DO THIS » From the listing that follows, output everything exactly except the pictures.

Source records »
::::::
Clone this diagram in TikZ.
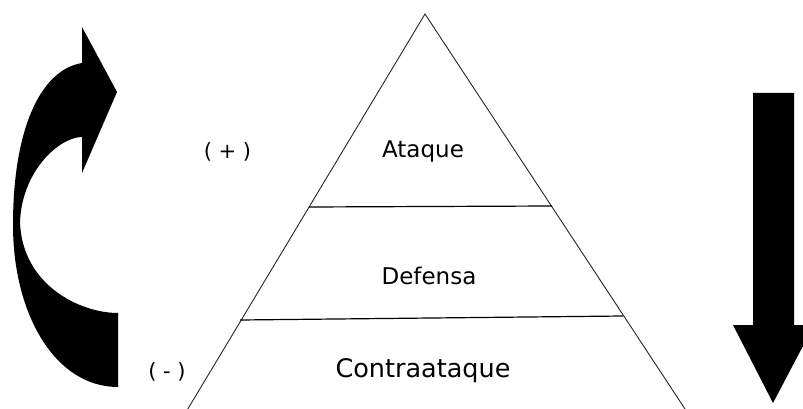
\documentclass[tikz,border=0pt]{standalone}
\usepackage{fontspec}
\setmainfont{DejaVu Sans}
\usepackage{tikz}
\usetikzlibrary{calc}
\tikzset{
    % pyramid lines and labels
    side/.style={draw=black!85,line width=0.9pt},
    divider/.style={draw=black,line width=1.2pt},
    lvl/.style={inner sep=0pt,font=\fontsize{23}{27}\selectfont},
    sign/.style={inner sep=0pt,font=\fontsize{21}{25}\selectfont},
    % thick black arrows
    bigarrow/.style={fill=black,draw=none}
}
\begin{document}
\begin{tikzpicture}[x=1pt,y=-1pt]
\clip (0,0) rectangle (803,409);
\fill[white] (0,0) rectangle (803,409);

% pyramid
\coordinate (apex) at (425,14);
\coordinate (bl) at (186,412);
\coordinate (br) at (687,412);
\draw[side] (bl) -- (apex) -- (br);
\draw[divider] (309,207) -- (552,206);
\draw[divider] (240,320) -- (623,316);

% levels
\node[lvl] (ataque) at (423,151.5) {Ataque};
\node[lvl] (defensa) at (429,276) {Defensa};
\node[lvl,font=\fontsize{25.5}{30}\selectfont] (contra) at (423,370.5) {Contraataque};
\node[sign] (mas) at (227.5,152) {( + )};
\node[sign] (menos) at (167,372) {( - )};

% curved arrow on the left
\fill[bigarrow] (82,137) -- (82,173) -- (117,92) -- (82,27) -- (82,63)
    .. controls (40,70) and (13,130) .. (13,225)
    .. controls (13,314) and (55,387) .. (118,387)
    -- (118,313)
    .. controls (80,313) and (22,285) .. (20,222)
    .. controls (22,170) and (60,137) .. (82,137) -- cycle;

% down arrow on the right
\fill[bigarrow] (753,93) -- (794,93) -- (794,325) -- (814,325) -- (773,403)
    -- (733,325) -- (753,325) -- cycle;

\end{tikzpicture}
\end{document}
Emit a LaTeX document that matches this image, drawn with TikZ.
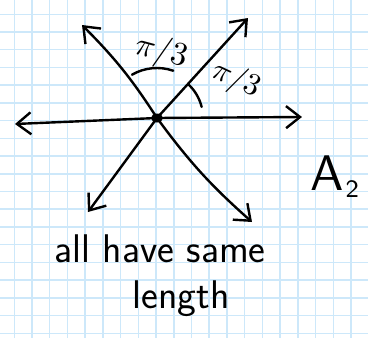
::::::
CORRECT RESULT »
Clone this diagram in TikZ.
\documentclass[tikz,border=0pt]{standalone}
\usepackage{fontspec}
\setmainfont{DejaVu Sans}
\usepackage{tikz}
\usetikzlibrary{calc}
\tikzset{
    % pyramid lines and labels
    side/.style={draw=black!85,line width=0.9pt},
    divider/.style={draw=black,line width=1.2pt},
    lvl/.style={inner sep=0pt,font=\fontsize{23}{27}\selectfont},
    sign/.style={inner sep=0pt,font=\fontsize{21}{25}\selectfont},
    % thick black arrows
    bigarrow/.style={fill=black,draw=none}
}
\begin{document}
\begin{tikzpicture}[x=1pt,y=-1pt]
\clip (0,0) rectangle (803,409);
\fill[white] (0,0) rectangle (803,409);

% pyramid
\coordinate (apex) at (425,14);
\coordinate (bl) at (186,412);
\coordinate (br) at (687,412);
\draw[side] (bl) -- (apex) -- (br);
\draw[divider] (309,207) -- (552,206);
\draw[divider] (240,320) -- (623,316);

% levels
\node[lvl] (ataque) at (423,151.5) {Ataque};
\node[lvl] (defensa) at (429,276) {Defensa};
\node[lvl,font=\fontsize{25.5}{30}\selectfont] (contra) at (423,370.5) {Contraataque};
\node[sign] (mas) at (227.5,152) {( + )};
\node[sign] (menos) at (167,372) {( - )};

% curved arrow on the left
\fill[bigarrow] (82,137) -- (82,173) -- (117,92) -- (82,27) -- (82,63)
    .. controls (40,70) and (13,130) .. (13,225)
    .. controls (13,314) and (55,387) .. (118,387)
    -- (118,313)
    .. controls (80,313) and (22,285) .. (20,222)
    .. controls (22,170) and (60,137) .. (82,137) -- cycle;

% down arrow on the right
\fill[bigarrow] (753,93) -- (794,93) -- (794,325) -- (814,325) -- (773,403)
    -- (733,325) -- (753,325) -- cycle;

\end{tikzpicture}
\end{document}
Emit a LaTeX document that matches this image, drawn with TikZ.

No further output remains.